Zucchini Tomato Frittata


1 tablespoon butter
1 small Vidalia onion
1 large zucchini
2-3 medium yellow squash
8 large eggs
¼ cup milk
¾ cup shredded white cheddar cheese
1 tomato



Wash 1 large zucchini and 2 medium yellow squash. Cut the zucchini and yellow squash into thin slices. Put the slices back into the colander. When all of the zucchini and squash have been sliced, take the slices to the cooking station. Have an adult thinly slice the tomatoes.

Grate ¾ cup white cheddar cheese. Put the shredded cheese into a bowl. When you have ¾ cup shredded cheese, take it to the cooking station.

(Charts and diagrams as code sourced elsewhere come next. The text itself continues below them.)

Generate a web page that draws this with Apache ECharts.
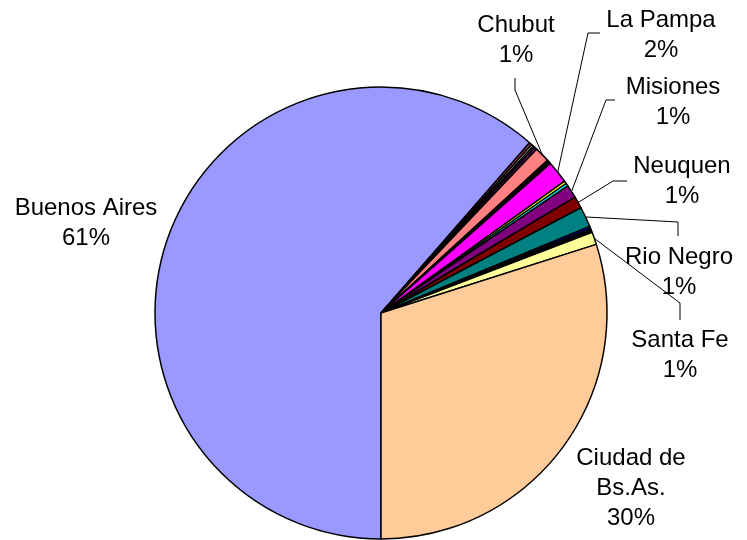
<!DOCTYPE html>
<html>
<head>
<meta charset="utf-8">
<script src="https://cdn.jsdelivr.net/npm/echarts@6/dist/echarts.min.js"></script>
<style>
html, body { margin: 0; padding: 0; background: #fff; }
#chart { width: 747px; height: 540px; }
</style>
</head>
<body>
<div id="chart"></div>
<script>
// datos por jurisdiccion (porcentaje aprox.)
const provincias = ['Buenos Aires', 'Catamarca', 'Chaco', 'Cordoba', 'Corrientes', 'Chubut',
    'Entre Rios', 'Formosa', 'Jujuy', 'La Pampa', 'La Rioja', 'Mendoza', 'Misiones', 'Neuquen',
    'Rio Negro', 'Salta', 'San Juan', 'San Luis', 'Santa Cruz', 'Santa Fe', 'Ciudad de Bs.As.'];
const valores = [61.4, 0.2, 0.15, 0.12, 0.2, 1.1,
    0.1, 0.1, 0.1, 1.6, 0.2, 0.2, 0.95, 0.85,
    1.45, 0.15, 0.1, 0.1, 0.1, 0.9, 29.9];
const colores = ['#9999FF', '#993366', '#FFFFCC', '#CCFFFF', '#660066', '#FF8080',
    '#0066CC', '#CCCCFF', '#000080', '#FF00FF', '#FFFF00', '#00FFFF', '#800080', '#800000',
    '#008080', '#0000FF', '#00CCFF', '#CCFFFF', '#CCFFCC', '#FFFF99', '#FFCC99'];

// donde va cada etiqueta (centro del texto) y el quiebre de la linea guia
const etiquetas = {
    'Buenos Aires': { x: 86, y: 223 },
    'Chubut': { x: 516, y: 40, linea: [[515, 90], [515, 78]] },
    'La Pampa': { x: 661, y: 35, linea: [[588, 33], [600, 33]] },
    'Misiones': { x: 673, y: 102, linea: [[606, 100], [615, 100]] },
    'Neuquen': { x: 682, y: 181, linea: [[613, 181], [627, 181]] },
    'Rio Negro': { x: 679, y: 272, linea: [[678, 222], [678, 236]] },
    'Santa Fe': { x: 680, y: 355, linea: [[680, 303], [680, 320]] },
    'Ciudad de Bs.As.': { x: 631, y: 488 }
};

const total = valores.reduce((a, b) => a + b, 0);

const datos = provincias.map(function (nombre, i) {
    const e = etiquetas[nombre];
    return {
        name: nombre,
        value: valores[i],
        itemStyle: { color: colores[i] },
        label: { show: !!e },
        labelLine: { show: !!(e && e.linea) }
    };
});

const myChart = echarts.init(document.getElementById('chart'));

const option = {
    animation: false,
    series: [{
        type: 'pie',
        center: [381, 313],
        radius: 226,
        startAngle: 270,
        clockwise: true,
        avoidLabelOverlap: false,
        emphasis: { disabled: true },
        data: datos,
        itemStyle: { borderColor: '#000', borderWidth: 1.5 },
        label: {
            position: 'outside',
            fontFamily: 'Liberation Sans',
            fontSize: 24,
            lineHeight: 30,
            color: '#000',
            formatter: function (p) {
                const pct = Math.round(p.value / total * 100);
                return p.name.replace('Ciudad de ', 'Ciudad de\n') + '\n' + pct + '%';
            }
        },
        labelLine: {
            lineStyle: { color: '#000', width: 1 }
        },
        labelLayout: function (params) {
            const e = etiquetas[provincias[params.dataIndex]];
            if (!e) return {};
            const res = { x: e.x, y: e.y, align: 'center', verticalAlign: 'middle' };
            if (e.linea && params.labelLinePoints) {
                res.labelLinePoints = [params.labelLinePoints[0], e.linea[0], e.linea[1]];
            }
            return res;
        }
    }]
};

myChart.setOption(option);
</script>
</body>
</html>
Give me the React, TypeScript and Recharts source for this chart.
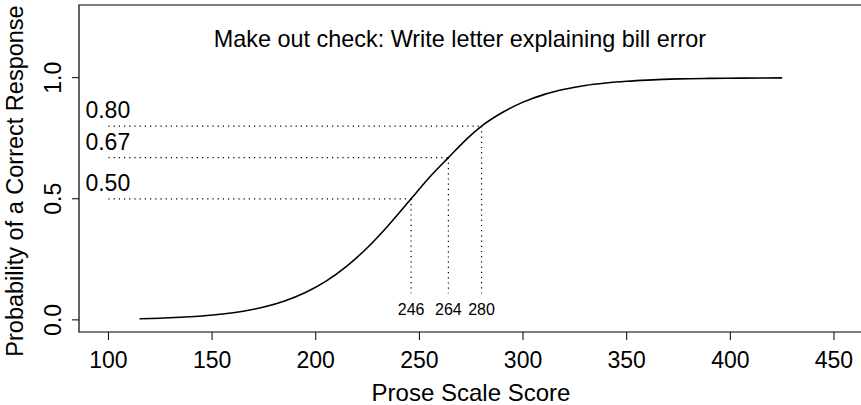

Peel 1 vidalia onion. Cut the onion in half. Grate the onion using the box grater. When the onion is completely grated, take it to the milk and egg station.

Crack 8 eggs and put them in the bowl. Whisk the eggs. Add ¼ cup of milk. Stir in grated cheese and some salt and pepper. Take the egg, milk, and cheese mixture to the cooking station.

Melt 1 tablespoon butter in the skillet. Add the grated onions and the sliced zucchini and squash. Cook the vegetables until they are soft (about 10 minutes). Spread the cooked vegetables evenly over the bottom of the skillet. Lay the tomato slices evenly over the other vegetables. Carefully pour the egg mixture over the vegetables. Cook until the eggs on the edges are cooked but the middle is still wet. Get an adult to carefully take the pan to the oven to finish cooking. The frittata will be finished when the eggs are cooked- about 10-12 minutes in the oven.


One thought on “Recipe of the Month: June 2014

  1. Jennie says:

    This is a GREAT way to use up lots of squash and eggs. Yes, all of that squash and 8 eggs fit into one skillet. We dolled it up with some garlic, pesto and salt. It was an easy and elegant main course. Yum.